I agree with you dark.
There have been a few devs I worked with one just recently that was just a starter. I have nothing against starters but there are those that start in a cocky state, expect to earn from 500 coppies a month and get 2000 or more enough to buy sfx.
They start a project get your stuff and then burn shortly after.
I had another some years back, he started got all my pictures and other info for the game and other payment things, started off but obviously burned as I never heard back from him with work. In more recent times I have actually seen a few of those in reality software burn. Thing is when someone burns like that they don't recognise they are doing so and you can't tell them that they are on fire. But once they are burned out they die, some just die and some make a drama out of it but once burned in most cases you are prity much done with a few exceptions like rs group leader, how he has managed to survive without completely burning is legendry and sertainly beyond me. I have once or twice got close to burning myself its not a good thing to burn yourself but its hard to not be on a role and then it all comes down on you like a pile of burning stuff. I do think with the critisism and other things that our devs are quite carefull.
The rest don't know or have no idea how to start.
Sighted especially may know what to do but are not sure how to do it for obvious reasons and the rest who knows.
I don't even know what the rest is anymore.
With the release of bgt and some of the otheer stuff of late the first companies are not making much anymore.
But thats ok as the industry is going on its own pace.
But there are so many groups its hard to tell what is or isn't good these days.
And sometimes stuff popps out of the woodwork.
I just got a couple ren py novels fully accessable one comercial yesterday and another one I really like which the author is working on to make accessable and which I will buy later.
Ofcause some can be total wastes but the rest maybe.

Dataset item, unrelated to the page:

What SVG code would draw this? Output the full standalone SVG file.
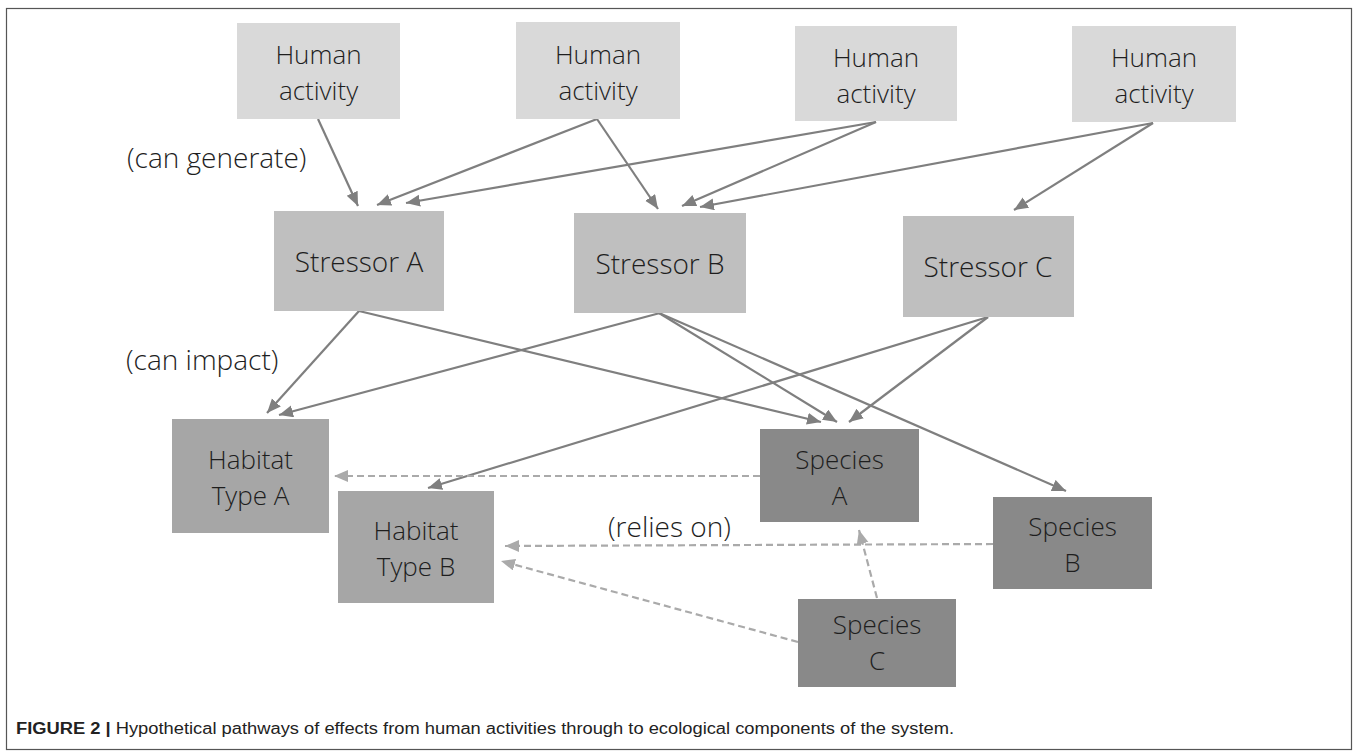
<svg xmlns="http://www.w3.org/2000/svg" width="1358" height="754" viewBox="0 0 1358 754">
<style>
.frame{fill:#ffffff;stroke:#555555;stroke-width:1.2}
.ha{fill:#d9d9d9}
.st{fill:#bfbfbf}
.hb{fill:#a6a6a6}
.sp{fill:#898989}
.lbl{font-family:"Open Sans",Lato,"Liberation Sans",sans-serif;font-weight:300;font-size:26px;fill:#1e1e1e;text-anchor:middle}
.one{font-size:28px}
.note{font-family:"Open Sans",Lato,"Liberation Sans",sans-serif;font-weight:300;font-size:28px;fill:#1e1e1e}
.solid{stroke:#7f7f7f;stroke-width:2.2;fill:none;marker-end:url(#arr)}
.dash{stroke:#aaaaaa;stroke-width:2.2;fill:none;stroke-dasharray:7 4;marker-end:url(#arrd)}
.cap{font-family:"Liberation Sans",Arial,sans-serif;font-size:16px;fill:#222222}
</style>
<defs>
<marker id="arr" markerUnits="userSpaceOnUse" markerWidth="16" markerHeight="14" refX="14" refY="6" orient="auto">
<path d="M0,0 L14,6 L0,12 Z" fill="#7f7f7f"/>
</marker>
<marker id="arrd" markerUnits="userSpaceOnUse" markerWidth="16" markerHeight="14" refX="14" refY="6" orient="auto">
<path d="M0,0 L14,6 L0,12 Z" fill="#aaaaaa"/>
</marker>
</defs>
<rect class="frame" x="6.5" y="8.5" width="1345" height="741"/>
<g id="connectors">
<line class="solid" x1="318" y1="119" x2="358" y2="206"/>
<line class="solid" x1="597" y1="119" x2="377" y2="205"/>
<line class="solid" x1="597" y1="119" x2="658" y2="209"/>
<line class="solid" x1="876" y1="122" x2="406" y2="203"/>
<line class="solid" x1="876" y1="122" x2="682" y2="206"/>
<line class="solid" x1="1153" y1="123" x2="700" y2="207"/>
<line class="solid" x1="1153" y1="123" x2="1014" y2="210"/>
<line class="solid" x1="359" y1="311" x2="267" y2="413"/>
<line class="solid" x1="660" y1="313" x2="279" y2="415"/>
<line class="solid" x1="359" y1="311" x2="821" y2="422"/>
<line class="solid" x1="659" y1="313" x2="837" y2="422"/>
<line class="solid" x1="988" y1="317" x2="849" y2="422"/>
<line class="solid" x1="659" y1="313" x2="1066" y2="491"/>
<line class="solid" x1="988" y1="317" x2="428" y2="488"/>
<line class="dash" x1="760" y1="476" x2="334" y2="476"/>
<line class="dash" x1="993" y1="544" x2="505" y2="546"/>
<line class="dash" x1="877" y1="598" x2="859" y2="530"/>
<line class="dash" x1="798" y1="642" x2="501" y2="561"/>
</g>
<g id="ha1"><rect class="ha" x="237" y="23" width="163" height="96"/><text class="lbl" x="318.5" y="63.5">Human</text><text class="lbl" x="318.5" y="99.5">activity</text></g>
<g id="ha2"><rect class="ha" x="516" y="22" width="164" height="97"/><text class="lbl" x="598" y="63.5">Human</text><text class="lbl" x="598" y="99.5">activity</text></g>
<g id="ha3"><rect class="ha" x="795" y="26" width="162" height="95"/><text class="lbl" x="876" y="66.5">Human</text><text class="lbl" x="876" y="102.5">activity</text></g>
<g id="ha4"><rect class="ha" x="1072" y="26" width="164" height="96"/><text class="lbl" x="1154" y="66.5">Human</text><text class="lbl" x="1154" y="102.5">activity</text></g>
<g id="stressorA"><rect class="st" x="274" y="211" width="170" height="100"/><text class="lbl one" x="359" y="272">Stressor A</text></g>
<g id="stressorB"><rect class="st" x="574" y="213" width="172" height="100"/><text class="lbl one" x="660" y="274">Stressor B</text></g>
<g id="stressorC"><rect class="st" x="903" y="216" width="171" height="101"/><text class="lbl one" x="988" y="277">Stressor C</text></g>
<g id="habitatA"><rect class="hb" x="172" y="419" width="157" height="114"/><text class="lbl" x="250.5" y="468.5">Habitat</text><text class="lbl" x="250.5" y="504.5">Type A</text></g>
<g id="habitatB"><rect class="hb" x="338" y="491" width="156" height="112"/><text class="lbl" x="416" y="540">Habitat</text><text class="lbl" x="416" y="576">Type B</text></g>
<g id="speciesA"><rect class="sp" x="760" y="429" width="159" height="93"/><text class="lbl" x="839.5" y="468.5">Species</text><text class="lbl" x="839.5" y="504.5">A</text></g>
<g id="speciesB"><rect class="sp" x="993" y="497" width="159" height="92"/><text class="lbl" x="1072.5" y="536">Species</text><text class="lbl" x="1072.5" y="572">B</text></g>
<g id="speciesC"><rect class="sp" x="798" y="599" width="158" height="88"/><text class="lbl" x="877" y="634">Species</text><text class="lbl" x="877" y="670">C</text></g>
<g id="labels">
<text class="note" x="127" y="168">(can generate)</text>
<text class="note" x="126" y="370">(can impact)</text>
<text class="note" x="608" y="537">(relies on)</text>
</g>
<text class="cap" x="16" y="734" textLength="938" lengthAdjust="spacingAndGlyphs"><tspan font-weight="bold">FIGURE 2 |</tspan> Hypothetical pathways of effects from human activities through to ecological components of the system.</text>
</svg>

At 11:31 p.m. 14/06/2015, you wrote:
Hi Tom.

I don't think it's a legal matter, or at least if it is most developers are pretty quiet about it being such.

I suspect it's a combination of developers not asking, people not offering, and of course the problem that particularly with thiungs like voice acting, your dependent upon equipment quality, although that is less of a concern these days than it used to be.

I will also admit I've noticed developers are sometimes unwill to recognize their own short falls.

Take paladin of the skies, the script really! could've done with a bit of a polish, just to remove some of the more clunky phrasing, make the characters appear less childish and all in all give a better experience, however I don't think it occurred to Aaron that having a professional, or at least volunteer script writer with some degree of writing cudos was something they needed.


All the best,

Dark.
There is always more to know, more to see, more to learn. The world is vast and wondrous strange and there are more things benieth the stars than even the archmaesters of the citadel can dream.
----- Original Message ----- From: "Thomas Ward" <thomasward1...@gmail.com>
To: "Gamers Discussion list" <gamers@audyssey.org>
Sent: Sunday, June 14, 2015 7:24 AM
Subject: Re: [Audyssey] info AudioGames Game Engine


Hi Dark,

You bring up a very good point, and to be honest I'm not quite sure
why the community hasn't been more active in supporting our developers
with sounds,music, scripts, whatever. It could be as simple as
developers haven't asked or developers have been closed to support
from outside help.

One issue I need to bring up is while volunteer work is wonderful it
also can be a bit sticky from a legal point of view. Copyrights aren't
necessarily designed for content to freely be given away so there has
to be written contracts that turns a license or the sharing of a
license over to a developer else it can be legally entangling if the
owner of a specific sound, music, script, whatever later decides they
want exorcize their rights as the owner of said copyrighted material
and that puts the developer in a bit of a bind. So it is possible that
some developers and community designers are hesitant of collaborating
from some legal standpoint.

That's only a guess of course, but there are reasons why things aren't
necessarily falling into place. It would be in our best interests to
find out those reasons and address them.

Cheers!


On 6/13/15, dark <d...@xgam.org> wrote:
Hi Tom.

While I'm sure your right as far as different developers go, one thing I
will say is that games are not just made by developers.
There are script writers, voice actors, sound designers. Even in the indi
graphical games community a coder doesn't do all ttheir own graphics, music

composition etc. One thing I always find a bit odd is the way that so many
people in the audiogames community play around with sounds for fun, yet none

of them put those tallents into sound design, or the way you have talented
writers and actors and yet such people do not seem to be getting in touch
with developers to assist for one reason or another.

Indeed, swamp is a good example sinse I do know that while all the coding
and large parts of the basic design are Aprones, he has had assistance from

several people as far as creating sounds go.

So, while I'm sure your right on collaboration with different developers, I

do think there would be milage in developers handing at least some aspects
of the production process over to other people.

All the best,

Dark.
There is always more to know, more to see, more to learn. The world is vast

and wondrous strange and there are more things benieth the stars than even
the archmaesters of the citadel can dream.